GIVEN REQUEST => What are the lines from the one with "Convert this chart to matplotlib code." through the one with "ax = fig.add_axes([0.188, 0.106, 0.611, 0.601])", inclusive? Output them exactly, and leave out the pictures.
[start]
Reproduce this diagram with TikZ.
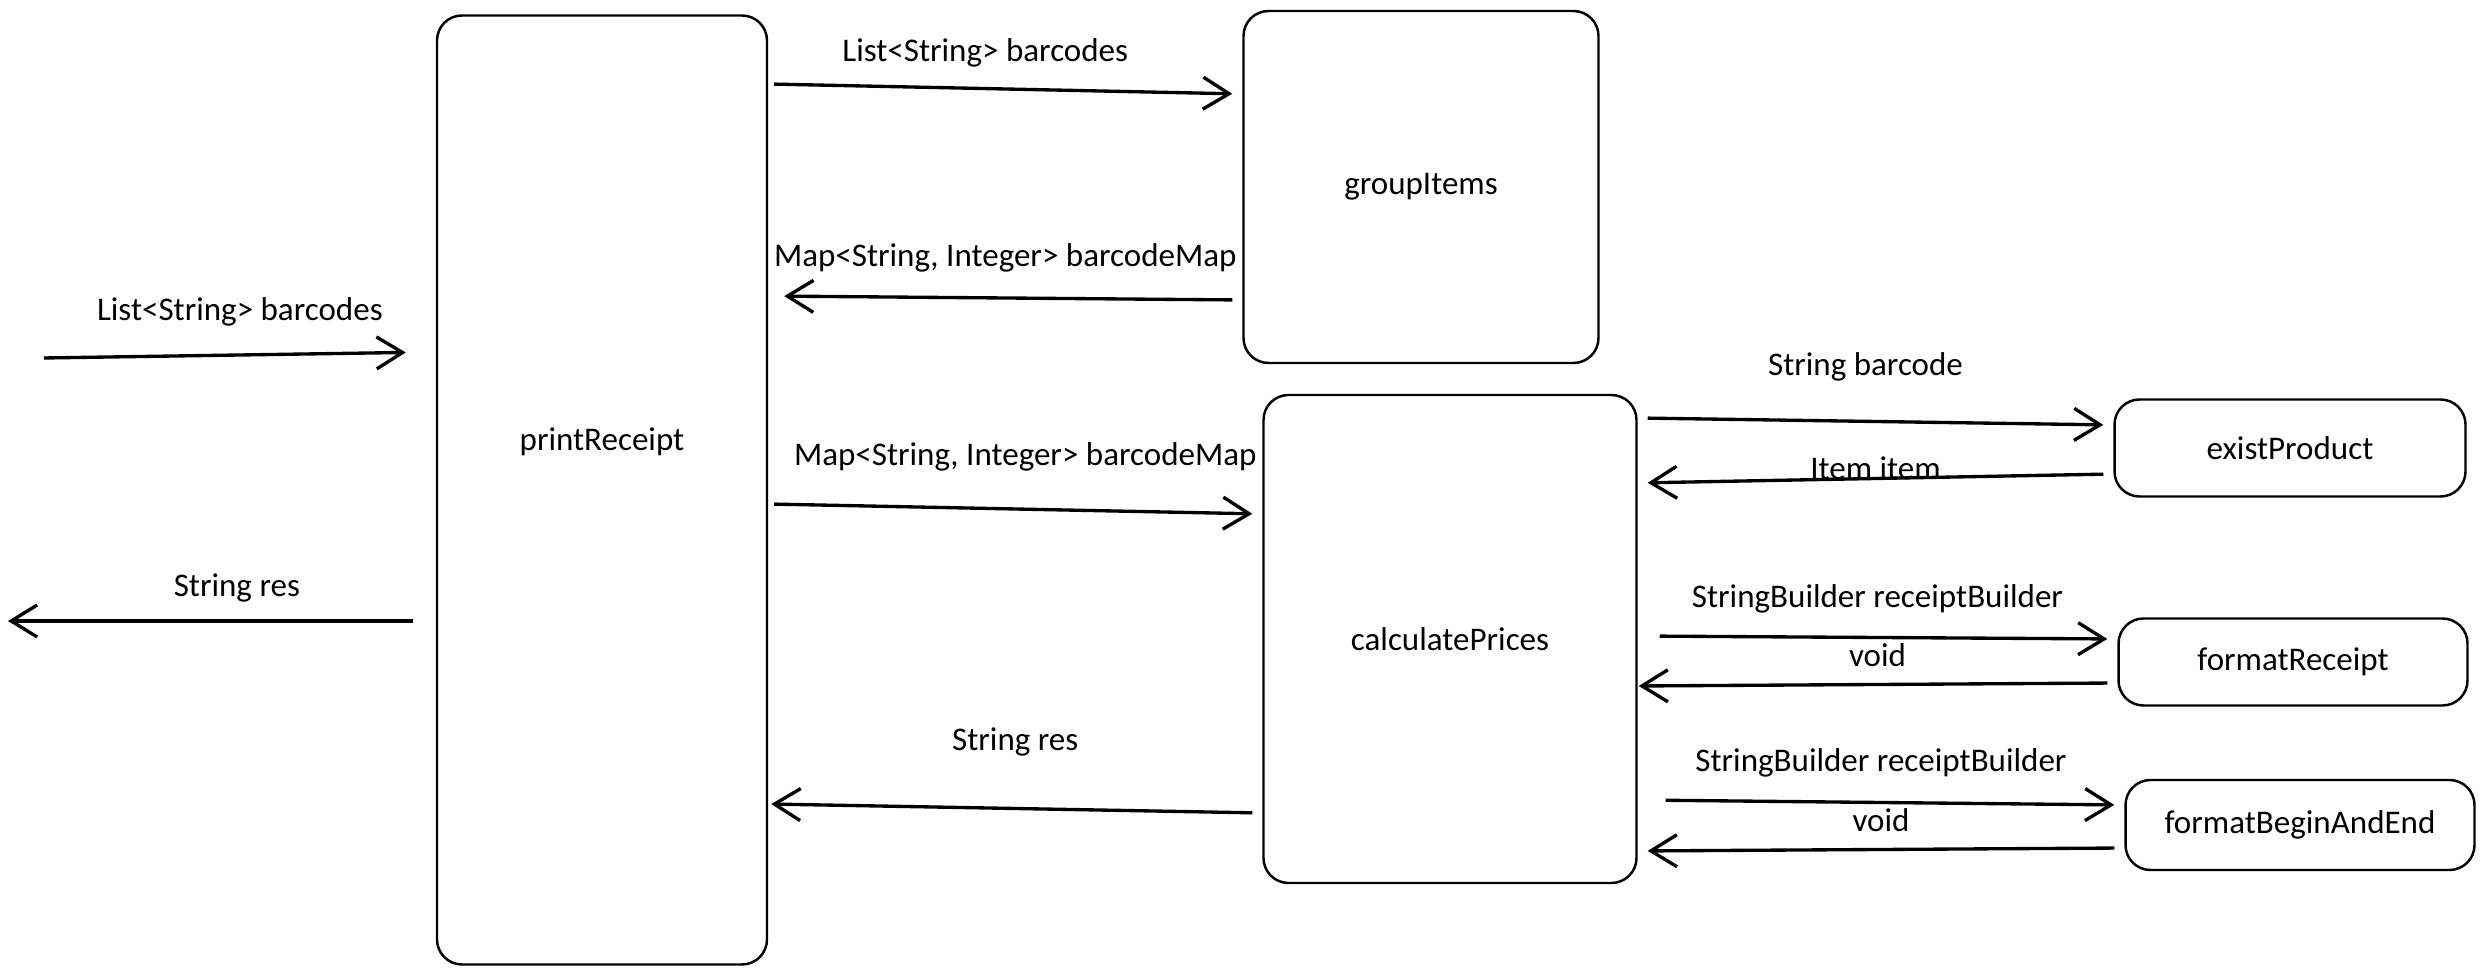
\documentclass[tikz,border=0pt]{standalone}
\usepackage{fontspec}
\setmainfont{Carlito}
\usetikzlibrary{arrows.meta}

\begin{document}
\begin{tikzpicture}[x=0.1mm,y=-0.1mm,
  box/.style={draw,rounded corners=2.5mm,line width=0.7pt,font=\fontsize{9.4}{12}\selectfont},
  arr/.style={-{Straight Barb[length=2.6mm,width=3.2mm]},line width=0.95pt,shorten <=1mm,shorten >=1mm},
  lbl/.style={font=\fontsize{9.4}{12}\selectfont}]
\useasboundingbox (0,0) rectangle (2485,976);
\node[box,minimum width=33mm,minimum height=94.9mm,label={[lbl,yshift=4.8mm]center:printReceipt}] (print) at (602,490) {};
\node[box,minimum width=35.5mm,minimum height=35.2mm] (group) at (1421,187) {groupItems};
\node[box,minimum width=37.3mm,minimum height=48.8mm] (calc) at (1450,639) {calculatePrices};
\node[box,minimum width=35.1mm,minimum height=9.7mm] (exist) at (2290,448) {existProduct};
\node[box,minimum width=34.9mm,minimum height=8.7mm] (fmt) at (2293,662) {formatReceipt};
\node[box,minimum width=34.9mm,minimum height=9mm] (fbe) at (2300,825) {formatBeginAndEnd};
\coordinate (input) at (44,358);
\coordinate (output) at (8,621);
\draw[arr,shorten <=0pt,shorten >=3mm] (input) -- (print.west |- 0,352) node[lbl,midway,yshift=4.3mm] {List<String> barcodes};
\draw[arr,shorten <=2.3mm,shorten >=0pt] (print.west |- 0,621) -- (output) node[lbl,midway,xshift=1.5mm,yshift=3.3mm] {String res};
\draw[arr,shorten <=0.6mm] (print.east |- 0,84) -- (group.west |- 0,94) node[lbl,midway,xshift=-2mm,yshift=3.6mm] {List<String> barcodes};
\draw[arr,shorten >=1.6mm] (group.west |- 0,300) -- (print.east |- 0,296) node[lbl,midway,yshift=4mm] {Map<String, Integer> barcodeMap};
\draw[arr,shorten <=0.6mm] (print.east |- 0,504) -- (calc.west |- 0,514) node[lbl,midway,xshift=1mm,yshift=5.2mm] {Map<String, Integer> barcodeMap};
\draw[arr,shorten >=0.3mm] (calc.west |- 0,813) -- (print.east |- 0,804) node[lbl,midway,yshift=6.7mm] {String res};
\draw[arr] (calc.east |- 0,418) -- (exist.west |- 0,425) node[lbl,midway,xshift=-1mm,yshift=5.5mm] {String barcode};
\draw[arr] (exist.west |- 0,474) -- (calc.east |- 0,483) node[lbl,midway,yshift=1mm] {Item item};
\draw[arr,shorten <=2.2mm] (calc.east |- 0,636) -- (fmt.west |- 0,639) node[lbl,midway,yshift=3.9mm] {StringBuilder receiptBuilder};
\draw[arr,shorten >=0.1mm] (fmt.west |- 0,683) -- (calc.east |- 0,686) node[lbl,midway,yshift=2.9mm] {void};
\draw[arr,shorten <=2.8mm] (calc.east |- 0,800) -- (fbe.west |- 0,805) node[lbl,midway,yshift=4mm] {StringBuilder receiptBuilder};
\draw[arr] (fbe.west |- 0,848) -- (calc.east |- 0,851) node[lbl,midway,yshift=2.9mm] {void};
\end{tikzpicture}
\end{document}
[end]
[start]
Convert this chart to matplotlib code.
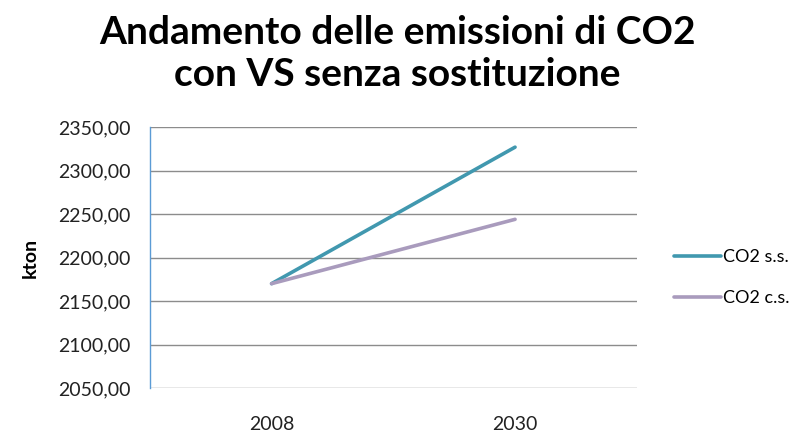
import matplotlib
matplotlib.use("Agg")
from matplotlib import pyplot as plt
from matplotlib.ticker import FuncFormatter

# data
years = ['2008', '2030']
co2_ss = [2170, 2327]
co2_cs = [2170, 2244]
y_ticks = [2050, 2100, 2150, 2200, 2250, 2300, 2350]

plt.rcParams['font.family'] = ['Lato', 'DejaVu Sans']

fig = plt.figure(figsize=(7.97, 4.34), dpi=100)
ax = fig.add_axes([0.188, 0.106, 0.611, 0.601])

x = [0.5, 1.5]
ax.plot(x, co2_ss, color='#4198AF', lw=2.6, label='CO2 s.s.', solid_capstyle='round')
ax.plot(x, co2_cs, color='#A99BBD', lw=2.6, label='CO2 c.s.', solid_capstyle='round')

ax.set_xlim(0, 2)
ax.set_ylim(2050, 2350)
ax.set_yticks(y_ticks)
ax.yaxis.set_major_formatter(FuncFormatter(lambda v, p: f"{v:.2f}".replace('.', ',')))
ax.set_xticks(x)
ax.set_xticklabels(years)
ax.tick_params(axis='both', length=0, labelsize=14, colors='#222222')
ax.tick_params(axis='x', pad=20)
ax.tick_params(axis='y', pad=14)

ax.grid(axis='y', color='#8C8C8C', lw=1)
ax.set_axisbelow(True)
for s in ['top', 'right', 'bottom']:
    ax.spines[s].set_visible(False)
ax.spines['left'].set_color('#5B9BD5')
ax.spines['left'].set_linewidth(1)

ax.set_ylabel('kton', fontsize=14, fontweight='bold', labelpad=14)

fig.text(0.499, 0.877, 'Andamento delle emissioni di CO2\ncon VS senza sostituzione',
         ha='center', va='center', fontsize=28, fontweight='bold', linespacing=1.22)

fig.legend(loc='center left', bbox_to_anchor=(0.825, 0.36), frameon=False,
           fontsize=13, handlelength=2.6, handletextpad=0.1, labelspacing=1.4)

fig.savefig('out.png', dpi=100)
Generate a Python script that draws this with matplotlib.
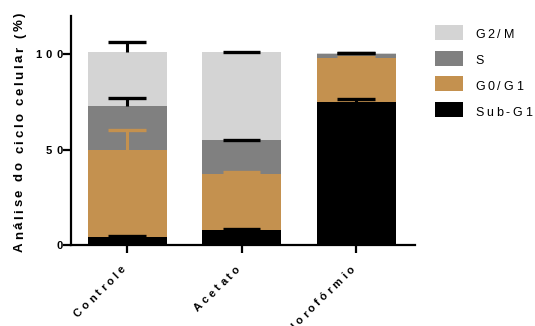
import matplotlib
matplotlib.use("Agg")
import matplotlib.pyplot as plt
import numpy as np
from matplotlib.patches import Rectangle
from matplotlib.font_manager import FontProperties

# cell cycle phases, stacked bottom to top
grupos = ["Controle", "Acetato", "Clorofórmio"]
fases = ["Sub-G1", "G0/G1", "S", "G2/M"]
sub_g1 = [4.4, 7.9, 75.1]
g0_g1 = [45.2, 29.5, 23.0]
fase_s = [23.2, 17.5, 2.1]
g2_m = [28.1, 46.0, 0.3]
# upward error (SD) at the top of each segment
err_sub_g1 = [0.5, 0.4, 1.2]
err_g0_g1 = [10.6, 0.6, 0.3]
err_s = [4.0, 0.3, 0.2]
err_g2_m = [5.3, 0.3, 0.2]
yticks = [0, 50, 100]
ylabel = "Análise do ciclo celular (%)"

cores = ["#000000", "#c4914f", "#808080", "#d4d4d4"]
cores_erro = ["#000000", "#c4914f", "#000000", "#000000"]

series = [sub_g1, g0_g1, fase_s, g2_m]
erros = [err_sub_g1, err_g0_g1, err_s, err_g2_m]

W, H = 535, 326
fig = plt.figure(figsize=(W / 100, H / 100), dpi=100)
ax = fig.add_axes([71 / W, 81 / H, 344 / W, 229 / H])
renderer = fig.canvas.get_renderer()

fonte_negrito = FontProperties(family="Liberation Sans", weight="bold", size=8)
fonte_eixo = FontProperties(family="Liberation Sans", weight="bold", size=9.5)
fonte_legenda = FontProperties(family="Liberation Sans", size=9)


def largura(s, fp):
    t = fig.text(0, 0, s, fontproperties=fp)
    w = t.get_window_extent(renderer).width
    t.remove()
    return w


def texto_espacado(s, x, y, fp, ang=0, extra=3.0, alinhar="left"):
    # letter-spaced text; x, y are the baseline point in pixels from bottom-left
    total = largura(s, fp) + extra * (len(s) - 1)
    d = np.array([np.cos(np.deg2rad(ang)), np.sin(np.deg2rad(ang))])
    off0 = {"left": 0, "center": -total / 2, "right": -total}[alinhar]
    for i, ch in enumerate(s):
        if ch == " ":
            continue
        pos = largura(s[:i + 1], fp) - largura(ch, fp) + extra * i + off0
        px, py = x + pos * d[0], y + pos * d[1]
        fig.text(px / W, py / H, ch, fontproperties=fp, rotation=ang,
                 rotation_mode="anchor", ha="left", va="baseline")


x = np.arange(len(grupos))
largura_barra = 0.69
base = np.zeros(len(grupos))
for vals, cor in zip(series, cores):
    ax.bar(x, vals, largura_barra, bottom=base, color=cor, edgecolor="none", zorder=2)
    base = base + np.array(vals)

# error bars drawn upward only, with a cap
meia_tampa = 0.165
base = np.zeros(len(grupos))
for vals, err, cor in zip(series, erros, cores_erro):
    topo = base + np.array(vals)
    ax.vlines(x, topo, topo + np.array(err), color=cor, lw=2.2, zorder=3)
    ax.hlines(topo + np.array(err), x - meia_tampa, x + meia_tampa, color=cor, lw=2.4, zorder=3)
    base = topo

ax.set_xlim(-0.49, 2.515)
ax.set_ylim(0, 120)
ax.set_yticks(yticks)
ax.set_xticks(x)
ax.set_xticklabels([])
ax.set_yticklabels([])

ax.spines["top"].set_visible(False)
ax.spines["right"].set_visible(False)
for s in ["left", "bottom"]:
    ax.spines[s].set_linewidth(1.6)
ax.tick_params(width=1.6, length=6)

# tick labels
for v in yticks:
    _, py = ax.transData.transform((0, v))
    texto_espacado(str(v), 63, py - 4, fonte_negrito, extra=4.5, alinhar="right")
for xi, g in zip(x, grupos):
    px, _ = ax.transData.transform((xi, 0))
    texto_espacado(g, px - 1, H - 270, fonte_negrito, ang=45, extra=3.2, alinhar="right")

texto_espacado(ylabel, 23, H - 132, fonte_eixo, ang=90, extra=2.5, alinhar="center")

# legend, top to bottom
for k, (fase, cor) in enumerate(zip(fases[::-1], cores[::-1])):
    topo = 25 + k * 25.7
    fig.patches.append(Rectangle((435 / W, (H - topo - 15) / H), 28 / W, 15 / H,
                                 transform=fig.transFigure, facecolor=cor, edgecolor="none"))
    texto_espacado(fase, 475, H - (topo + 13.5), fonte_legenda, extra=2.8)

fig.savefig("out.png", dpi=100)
[end]
EXERCISE RESPONSE =>
Convert this chart to matplotlib code.
import matplotlib
matplotlib.use("Agg")
from matplotlib import pyplot as plt
from matplotlib.ticker import FuncFormatter

# data
years = ['2008', '2030']
co2_ss = [2170, 2327]
co2_cs = [2170, 2244]
y_ticks = [2050, 2100, 2150, 2200, 2250, 2300, 2350]

plt.rcParams['font.family'] = ['Lato', 'DejaVu Sans']

fig = plt.figure(figsize=(7.97, 4.34), dpi=100)
ax = fig.add_axes([0.188, 0.106, 0.611, 0.601])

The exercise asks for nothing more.